Hegemonya ve hipnoz

Aykan SEVER yazdı —

  • Uluslararası çekişmelerde hegemonya hiç bir zaman sadece çıplak güçle kurulabilecek bir durum olmadı. İdeolojik düzeyde de uygun yalanlar söylemek ve onu politika aracılığıyla inandırıcı kılmak zorundasınız.

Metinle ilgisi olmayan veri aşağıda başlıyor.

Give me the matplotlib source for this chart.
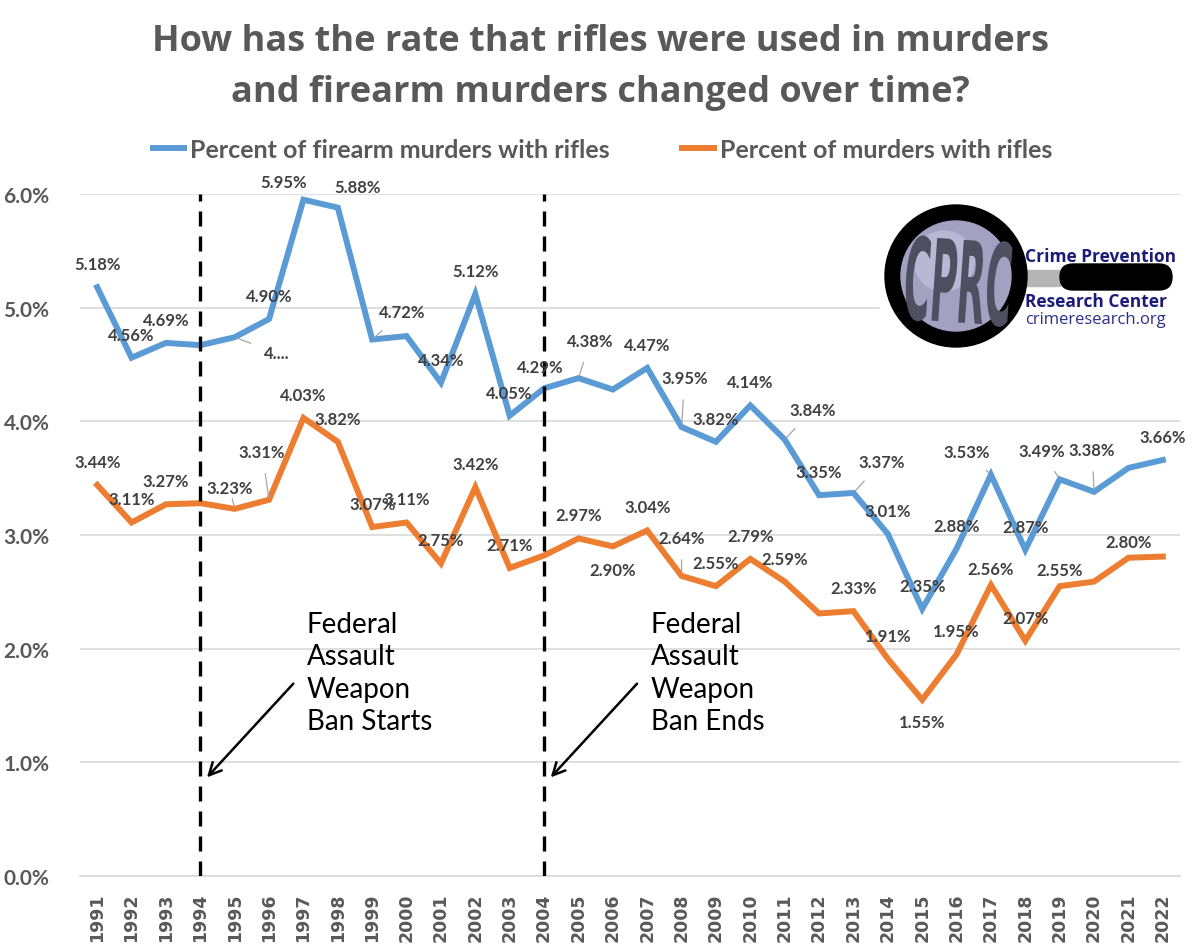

Rusya, Ukrayna'yı işgale girişirken nasıl denazifikasyon ve demilitarizasyon yalanına başvuruyorsa ABD'de de emperyalist-kapitalist hiyerarşi içindeki birincil pozisyonunu tahkim etmek ve sürdürmek için otokrasi/demokrasi ikilemini tercih ediyor. Rusya militarizmin, otokrasinin en pervasızca sergilendiği ülkelerden biri. Putin yönetimi Avrupa'da neo-Nazi yönetimleri, hareketleri desteklemekten hiç de rahatsız olmuyor. ABD ise militarizmin feriştahı. Demokrasi diye bize yutturulmaya çalışılansa petrol ve silah tüccarları arasındaki bir parodiden ibaret. Eminim bu söylediğime itiraz edenler olacaktır. Ama zahmet edip kaç senatörün, kaç vekilin seçim kampanyalarının büyük sermayedarlar tarafından finanse edilmediğini,  çıkarılan yasaların yüzde kaçının egemen çevreler lehine olmayıp halkın genelinin yararına olduğunu göstermek zorundalar. Bu da yetmez siz iktidara gelmeden ülkede "yapısal ırkçılıktan" söz edeceksiniz bunu değiştirmek için bizzat polisiniz her gün siyahları katletmeye devam ederken, soruşturma dahi açmayacaksınız (bkz. Amir Locke cinayeti) polise ödül vereceksiniz sonra da bir parmak bal hesabı artık beyazlaşmış olan bir siyahı şu ya da bu makama atayarak oyalama politikalarıyla top çevireceksiniz, buna da demokrasi diyeceksiniz. Bunu ancak dünyayı değiştirmekten umudunu kesmiş, değiştirmeye çalışanları yok etmeyi önüne koyarak kendini sağaltacağını sanan memleketteki bazı solcu eskileri yer.

Hegemonya kavramına tekrar dönecek olursak mevcut post-modern karakterli yeniden paylaşım savaşının aktörleri dünyanın geri kalanını yalanlarıyla hipnotize etmek istiyor. Bu konuda sistematik olarak çalışıyorlar. Bir çok gazeteci, akademisyen fiilen iliştirilmiş olarak bu çabanın parçası. Fakat tüm tarafların yalanları herhangi bir ütopya barındırmıyor, gelecek vaatleri yok. Sadece en az fazla bugünlerini olumlayıp aynı zamanda bir düşmanı işaret ederek ancak kendilerini tanımlayabiliyorlar. Giderek daha fazla çürüyen, kokan günü yaşamaktan öte bir davetleri yok. Açlık, göçler, iklim krizi ve yarattıkları savaşlar dünyanın, insanın sonunu hızlandırırken egemenlerin "bakma!, görme!" demekten öte sözleri yok. İngiltere onlarca atom santrali açmaya hazırlanırken itiraz sesi duyan, 191 ülkenin taraf olduğu Paris İklim Anlaşması'nı hatırlayan var mı?

Problem de asıl olarak burada. Bugün insanlar dünyanın çeşitli coğrafyalarında, en son Fransa örneğinde olduğu gibi-yaklaşık yüzde 31- alenen faşistlere oy verebiliyor. Bu durum demokrasi adına kutsanıyor. Bu halin tek suçlusu faşistler mi? Asıl sorumlu, sizin 2. Dünya Savaşı'ndan beri yürüttüğünüz "hür dünya" "tarihin sonu" lakırdılarıyla umudu, ütopyayı yok etmeyi hedefleyen politikalarınız olmasın?